Two circumstances mar the force of the AAUP's censure, but by no means nullify it. The first was the lack of an on-the-spot investigation by the special committee, except at Oklahoma and California. But as Talcott Parsons, professor of Sociology and a member of the special committee, explains, the "list of cases was too long to hope to get investigations of all in time for the meeting." He maintains that the committee felt it was important to take a stand at this time, and relied on the public record only where that in itself justified censure. He points to the University of Vermont case, where the committee made no recommendation except that the standing committee conduct a further investigation.

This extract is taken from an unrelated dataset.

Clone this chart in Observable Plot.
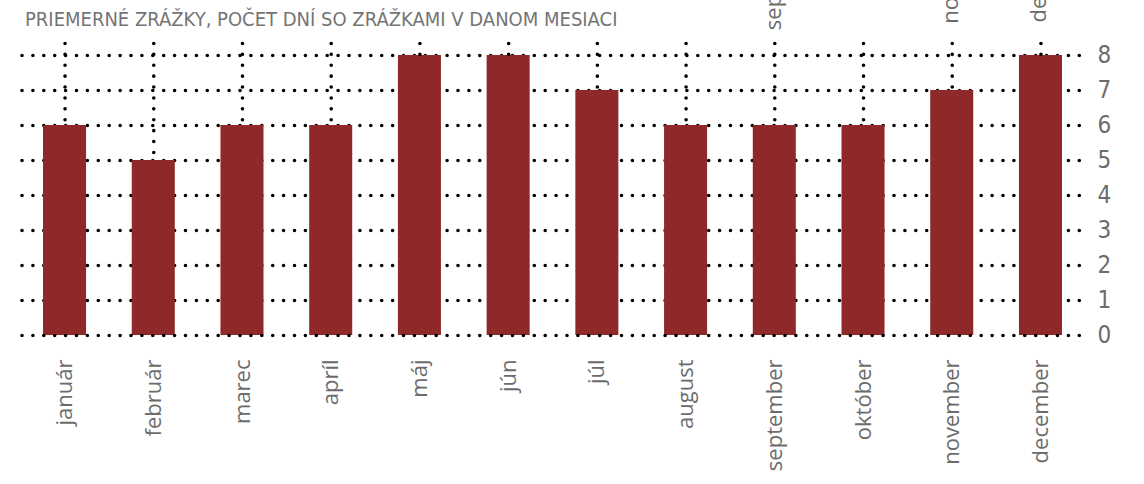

The other detraction is the one noted by Professor Stewart. But Fuchs observed in a letter to Time, "had [Professor Stewart] used his time in the meeting for arguing the merits of the censure action proposed and then asked for an extension of time if he needed it, he would have been able to state his position adequately." Fuchs pointed to the investigations of the special committee as evidence that the AAUP's actions were "far from hasty."

Furry and Kamin

Leon J. Kamin '48, former research assistant in Social Relations, was acquitted last January of the contempt of Congress charges he faced for refusing, almost exactly two years before, to answer six questions Senator Joseph R. McCarthy (R.-Wisc.) asked him about former Communist Party associates. His trial had lasted ten days.

Federal District Judge Bailey Aldrich, who had been trying Kamin's case without a jury, handed down the acquittal verdict after a month and a half of deliberation. To reach his decision which he explained in a 25-page opinion, he placed what was up to that time one of the severest limits yet imposed on Congressional investigations.

His ruling, which held an entire McCarthy investigation illegal, assured the dismissal of similar charges against Wendell H. Furry, associate professor of Physics.